*Description of the task:* Quote the data below in full, please, without altering anything.

Dataset excerpt:
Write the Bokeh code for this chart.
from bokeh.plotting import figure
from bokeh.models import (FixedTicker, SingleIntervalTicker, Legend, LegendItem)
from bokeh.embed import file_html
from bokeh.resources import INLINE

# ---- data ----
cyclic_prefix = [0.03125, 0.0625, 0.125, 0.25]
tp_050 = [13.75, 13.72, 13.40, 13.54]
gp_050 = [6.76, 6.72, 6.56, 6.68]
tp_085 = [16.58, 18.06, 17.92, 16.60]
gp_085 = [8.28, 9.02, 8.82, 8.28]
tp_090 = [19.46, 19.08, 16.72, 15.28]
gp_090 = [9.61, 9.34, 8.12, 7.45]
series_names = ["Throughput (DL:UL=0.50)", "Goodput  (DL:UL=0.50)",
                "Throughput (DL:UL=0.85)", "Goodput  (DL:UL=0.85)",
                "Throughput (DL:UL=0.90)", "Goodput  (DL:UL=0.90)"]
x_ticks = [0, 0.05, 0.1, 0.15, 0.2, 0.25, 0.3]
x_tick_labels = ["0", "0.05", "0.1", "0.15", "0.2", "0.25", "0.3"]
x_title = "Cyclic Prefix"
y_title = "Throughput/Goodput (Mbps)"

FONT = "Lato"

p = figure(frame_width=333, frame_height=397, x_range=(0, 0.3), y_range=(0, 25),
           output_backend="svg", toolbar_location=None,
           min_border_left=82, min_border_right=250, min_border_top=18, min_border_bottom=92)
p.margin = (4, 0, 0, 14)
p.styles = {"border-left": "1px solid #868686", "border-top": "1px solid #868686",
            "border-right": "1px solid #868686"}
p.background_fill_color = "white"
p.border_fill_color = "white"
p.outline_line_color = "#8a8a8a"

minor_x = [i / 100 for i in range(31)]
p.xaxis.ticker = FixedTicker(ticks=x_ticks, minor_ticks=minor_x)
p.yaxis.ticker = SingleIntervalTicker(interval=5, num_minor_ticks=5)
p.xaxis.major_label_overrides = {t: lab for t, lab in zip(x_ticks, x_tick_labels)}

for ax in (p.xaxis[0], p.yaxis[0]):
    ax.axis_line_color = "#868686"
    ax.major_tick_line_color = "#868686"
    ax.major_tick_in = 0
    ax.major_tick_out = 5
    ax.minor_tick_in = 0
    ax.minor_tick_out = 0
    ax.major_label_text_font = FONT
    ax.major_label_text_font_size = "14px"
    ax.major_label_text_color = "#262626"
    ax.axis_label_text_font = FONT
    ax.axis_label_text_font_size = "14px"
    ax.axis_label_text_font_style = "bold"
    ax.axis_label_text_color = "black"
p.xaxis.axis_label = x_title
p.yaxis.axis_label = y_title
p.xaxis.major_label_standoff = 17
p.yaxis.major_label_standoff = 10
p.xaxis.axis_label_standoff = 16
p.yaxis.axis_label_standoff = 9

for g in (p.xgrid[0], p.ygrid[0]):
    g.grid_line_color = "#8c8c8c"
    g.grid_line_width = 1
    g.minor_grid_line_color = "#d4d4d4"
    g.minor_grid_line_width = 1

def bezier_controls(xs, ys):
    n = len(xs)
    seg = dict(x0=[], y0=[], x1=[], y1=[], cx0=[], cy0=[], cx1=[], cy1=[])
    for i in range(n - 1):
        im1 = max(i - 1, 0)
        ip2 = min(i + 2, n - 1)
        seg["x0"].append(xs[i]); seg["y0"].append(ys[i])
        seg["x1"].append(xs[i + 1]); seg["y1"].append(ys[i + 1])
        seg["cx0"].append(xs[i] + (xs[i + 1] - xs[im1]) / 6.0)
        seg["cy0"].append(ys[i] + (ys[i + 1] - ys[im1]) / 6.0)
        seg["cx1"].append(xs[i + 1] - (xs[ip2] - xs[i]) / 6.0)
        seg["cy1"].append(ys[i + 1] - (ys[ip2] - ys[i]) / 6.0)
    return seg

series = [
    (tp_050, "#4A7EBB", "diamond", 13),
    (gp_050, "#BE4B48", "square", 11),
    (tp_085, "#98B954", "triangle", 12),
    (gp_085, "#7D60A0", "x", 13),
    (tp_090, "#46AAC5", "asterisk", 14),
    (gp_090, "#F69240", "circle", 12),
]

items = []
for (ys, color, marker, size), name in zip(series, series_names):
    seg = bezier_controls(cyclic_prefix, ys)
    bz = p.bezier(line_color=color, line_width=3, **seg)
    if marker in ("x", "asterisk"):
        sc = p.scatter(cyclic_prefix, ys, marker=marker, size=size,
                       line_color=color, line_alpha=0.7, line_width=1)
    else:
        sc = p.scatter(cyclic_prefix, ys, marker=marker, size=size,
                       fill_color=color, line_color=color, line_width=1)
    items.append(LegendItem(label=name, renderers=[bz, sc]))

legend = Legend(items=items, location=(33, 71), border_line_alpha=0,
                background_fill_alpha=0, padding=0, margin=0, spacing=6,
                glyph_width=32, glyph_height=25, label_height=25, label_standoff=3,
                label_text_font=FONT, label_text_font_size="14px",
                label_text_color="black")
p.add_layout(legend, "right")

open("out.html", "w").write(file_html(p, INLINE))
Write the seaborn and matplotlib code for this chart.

*Task response:*
Write the Bokeh code for this chart.
from bokeh.plotting import figure
from bokeh.models import (FixedTicker, SingleIntervalTicker, Legend, LegendItem)
from bokeh.embed import file_html
from bokeh.resources import INLINE

# ---- data ----
cyclic_prefix = [0.03125, 0.0625, 0.125, 0.25]
tp_050 = [13.75, 13.72, 13.40, 13.54]
gp_050 = [6.76, 6.72, 6.56, 6.68]
tp_085 = [16.58, 18.06, 17.92, 16.60]
gp_085 = [8.28, 9.02, 8.82, 8.28]
tp_090 = [19.46, 19.08, 16.72, 15.28]
gp_090 = [9.61, 9.34, 8.12, 7.45]
series_names = ["Throughput (DL:UL=0.50)", "Goodput  (DL:UL=0.50)",
                "Throughput (DL:UL=0.85)", "Goodput  (DL:UL=0.85)",
                "Throughput (DL:UL=0.90)", "Goodput  (DL:UL=0.90)"]
x_ticks = [0, 0.05, 0.1, 0.15, 0.2, 0.25, 0.3]
x_tick_labels = ["0", "0.05", "0.1", "0.15", "0.2", "0.25", "0.3"]
x_title = "Cyclic Prefix"
y_title = "Throughput/Goodput (Mbps)"

FONT = "Lato"

p = figure(frame_width=333, frame_height=397, x_range=(0, 0.3), y_range=(0, 25),
           output_backend="svg", toolbar_location=None,
           min_border_left=82, min_border_right=250, min_border_top=18, min_border_bottom=92)
p.margin = (4, 0, 0, 14)
p.styles = {"border-left": "1px solid #868686", "border-top": "1px solid #868686",
            "border-right": "1px solid #868686"}
p.background_fill_color = "white"
p.border_fill_color = "white"
p.outline_line_color = "#8a8a8a"

minor_x = [i / 100 for i in range(31)]
p.xaxis.ticker = FixedTicker(ticks=x_ticks, minor_ticks=minor_x)
p.yaxis.ticker = SingleIntervalTicker(interval=5, num_minor_ticks=5)
p.xaxis.major_label_overrides = {t: lab for t, lab in zip(x_ticks, x_tick_labels)}

for ax in (p.xaxis[0], p.yaxis[0]):
    ax.axis_line_color = "#868686"
    ax.major_tick_line_color = "#868686"
    ax.major_tick_in = 0
    ax.major_tick_out = 5
    ax.minor_tick_in = 0
    ax.minor_tick_out = 0
    ax.major_label_text_font = FONT
    ax.major_label_text_font_size = "14px"
    ax.major_label_text_color = "#262626"
    ax.axis_label_text_font = FONT
    ax.axis_label_text_font_size = "14px"
    ax.axis_label_text_font_style = "bold"
    ax.axis_label_text_color = "black"
p.xaxis.axis_label = x_title
p.yaxis.axis_label = y_title
p.xaxis.major_label_standoff = 17
p.yaxis.major_label_standoff = 10
p.xaxis.axis_label_standoff = 16
p.yaxis.axis_label_standoff = 9

for g in (p.xgrid[0], p.ygrid[0]):
    g.grid_line_color = "#8c8c8c"
    g.grid_line_width = 1
    g.minor_grid_line_color = "#d4d4d4"
    g.minor_grid_line_width = 1

def bezier_controls(xs, ys):
    n = len(xs)
    seg = dict(x0=[], y0=[], x1=[], y1=[], cx0=[], cy0=[], cx1=[], cy1=[])
    for i in range(n - 1):
        im1 = max(i - 1, 0)
        ip2 = min(i + 2, n - 1)
        seg["x0"].append(xs[i]); seg["y0"].append(ys[i])
        seg["x1"].append(xs[i + 1]); seg["y1"].append(ys[i + 1])
        seg["cx0"].append(xs[i] + (xs[i + 1] - xs[im1]) / 6.0)
        seg["cy0"].append(ys[i] + (ys[i + 1] - ys[im1]) / 6.0)
        seg["cx1"].append(xs[i + 1] - (xs[ip2] - xs[i]) / 6.0)
        seg["cy1"].append(ys[i + 1] - (ys[ip2] - ys[i]) / 6.0)
    return seg

series = [
    (tp_050, "#4A7EBB", "diamond", 13),
    (gp_050, "#BE4B48", "square", 11),
    (tp_085, "#98B954", "triangle", 12),
    (gp_085, "#7D60A0", "x", 13),
    (tp_090, "#46AAC5", "asterisk", 14),
    (gp_090, "#F69240", "circle", 12),
]

items = []
for (ys, color, marker, size), name in zip(series, series_names):
    seg = bezier_controls(cyclic_prefix, ys)
    bz = p.bezier(line_color=color, line_width=3, **seg)
    if marker in ("x", "asterisk"):
        sc = p.scatter(cyclic_prefix, ys, marker=marker, size=size,
                       line_color=color, line_alpha=0.7, line_width=1)
    else:
        sc = p.scatter(cyclic_prefix, ys, marker=marker, size=size,
                       fill_color=color, line_color=color, line_width=1)
    items.append(LegendItem(label=name, renderers=[bz, sc]))

legend = Legend(items=items, location=(33, 71), border_line_alpha=0,
                background_fill_alpha=0, padding=0, margin=0, spacing=6,
                glyph_width=32, glyph_height=25, label_height=25, label_standoff=3,
                label_text_font=FONT, label_text_font_size="14px",
                label_text_color="black")
p.add_layout(legend, "right")

open("out.html", "w").write(file_html(p, INLINE))
Write the seaborn and matplotlib code for this chart.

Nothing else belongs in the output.